What you have to do: Return each line of the listing below, unchanged, and omit the images.

◆ ◆ ◆ ◆

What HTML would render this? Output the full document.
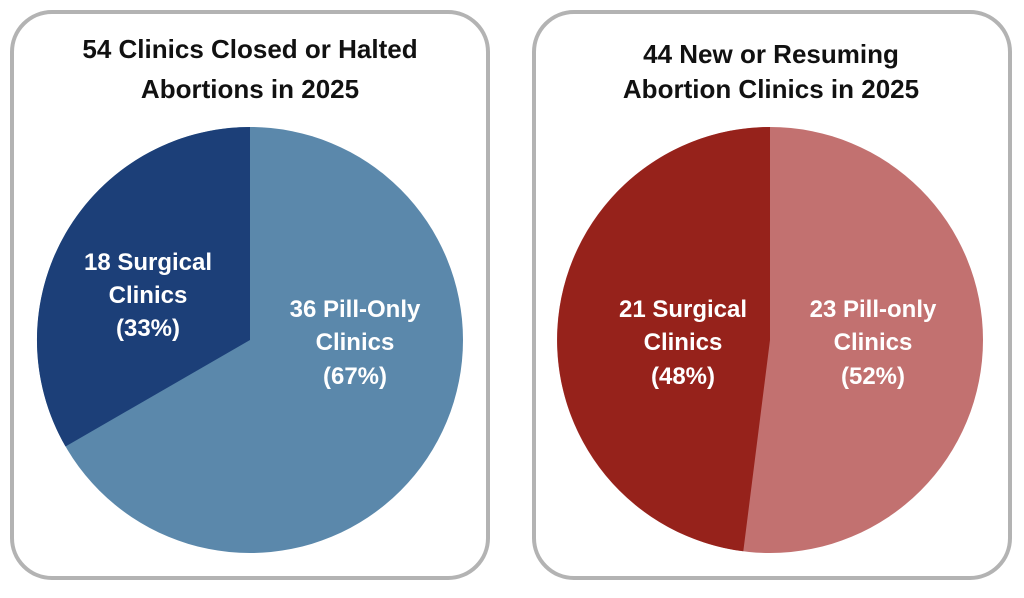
<!DOCTYPE html>
<html><head><meta charset="utf-8"><style>
body{margin:0;background:#fff;width:1024px;height:593px;overflow:hidden;font-family:"Liberation Sans",sans-serif}
</style></head><body>
<svg width="1024" height="593" viewBox="0 0 1024 593" xmlns="http://www.w3.org/2000/svg">
<rect x="12" y="12" width="476" height="566" rx="40" fill="#fff" stroke="#b3b3b3" stroke-width="4"/>
<rect x="534" y="12" width="476" height="566" rx="40" fill="#fff" stroke="#b3b3b3" stroke-width="4"/>
<g font-family="Liberation Sans, sans-serif" font-weight="bold" text-anchor="middle">
<text x="250" y="58" font-size="26" fill="#111">54 Clinics Closed or Halted</text>
<text x="250" y="98" font-size="26" fill="#111">Abortions in 2025</text>
<text x="771" y="63" font-size="26" fill="#111">44 New or Resuming</text>
<text x="771" y="98" font-size="26" fill="#111">Abortion Clinics in 2025</text>
</g>
<circle cx="250" cy="340" r="213" fill="#5b88ab"/>
<path d="M250 340 L250 127 A213 213 0 0 0 65.5 446.5 Z" fill="#1c3f78"/>
<circle cx="770" cy="340" r="213" fill="#c27170"/>
<path d="M770 340 L770 127 A213 213 0 0 0 743.3 551.3 Z" fill="#96221b"/>
<g font-family="Liberation Sans, sans-serif" font-weight="bold" text-anchor="middle" fill="#fff" font-size="24">
<text x="148" y="270">18 Surgical</text>
<text x="148" y="303">Clinics</text>
<text x="148" y="336">(33%)</text>
<text x="355" y="317">36 Pill-Only</text>
<text x="355" y="350">Clinics</text>
<text x="355" y="384">(67%)</text>
<text x="683" y="317">21 Surgical</text>
<text x="683" y="350">Clinics</text>
<text x="683" y="384">(48%)</text>
<text x="873" y="317">23 Pill-only</text>
<text x="873" y="350">Clinics</text>
<text x="873" y="384">(52%)</text>
</g>
</svg>
</body></html>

◆ ◆ ◆ ◆

Exercise solution:
What HTML would render this? Output the full document.
<!DOCTYPE html>
<html><head><meta charset="utf-8"><style>
body{margin:0;background:#fff;width:1024px;height:593px;overflow:hidden;font-family:"Liberation Sans",sans-serif}
</style></head><body>
<svg width="1024" height="593" viewBox="0 0 1024 593" xmlns="http://www.w3.org/2000/svg">
<rect x="12" y="12" width="476" height="566" rx="40" fill="#fff" stroke="#b3b3b3" stroke-width="4"/>
<rect x="534" y="12" width="476" height="566" rx="40" fill="#fff" stroke="#b3b3b3" stroke-width="4"/>
<g font-family="Liberation Sans, sans-serif" font-weight="bold" text-anchor="middle">
<text x="250" y="58" font-size="26" fill="#111">54 Clinics Closed or Halted</text>
<text x="250" y="98" font-size="26" fill="#111">Abortions in 2025</text>
<text x="771" y="63" font-size="26" fill="#111">44 New or Resuming</text>
<text x="771" y="98" font-size="26" fill="#111">Abortion Clinics in 2025</text>
</g>
<circle cx="250" cy="340" r="213" fill="#5b88ab"/>
<path d="M250 340 L250 127 A213 213 0 0 0 65.5 446.5 Z" fill="#1c3f78"/>
<circle cx="770" cy="340" r="213" fill="#c27170"/>
<path d="M770 340 L770 127 A213 213 0 0 0 743.3 551.3 Z" fill="#96221b"/>
<g font-family="Liberation Sans, sans-serif" font-weight="bold" text-anchor="middle" fill="#fff" font-size="24">
<text x="148" y="270">18 Surgical</text>
<text x="148" y="303">Clinics</text>
<text x="148" y="336">(33%)</text>
<text x="355" y="317">36 Pill-Only</text>
<text x="355" y="350">Clinics</text>
<text x="355" y="384">(67%)</text>
<text x="683" y="317">21 Surgical</text>
<text x="683" y="350">Clinics</text>
<text x="683" y="384">(48%)</text>
<text x="873" y="317">23 Pill-only</text>
<text x="873" y="350">Clinics</text>
<text x="873" y="384">(52%)</text>
</g>
</svg>
</body></html>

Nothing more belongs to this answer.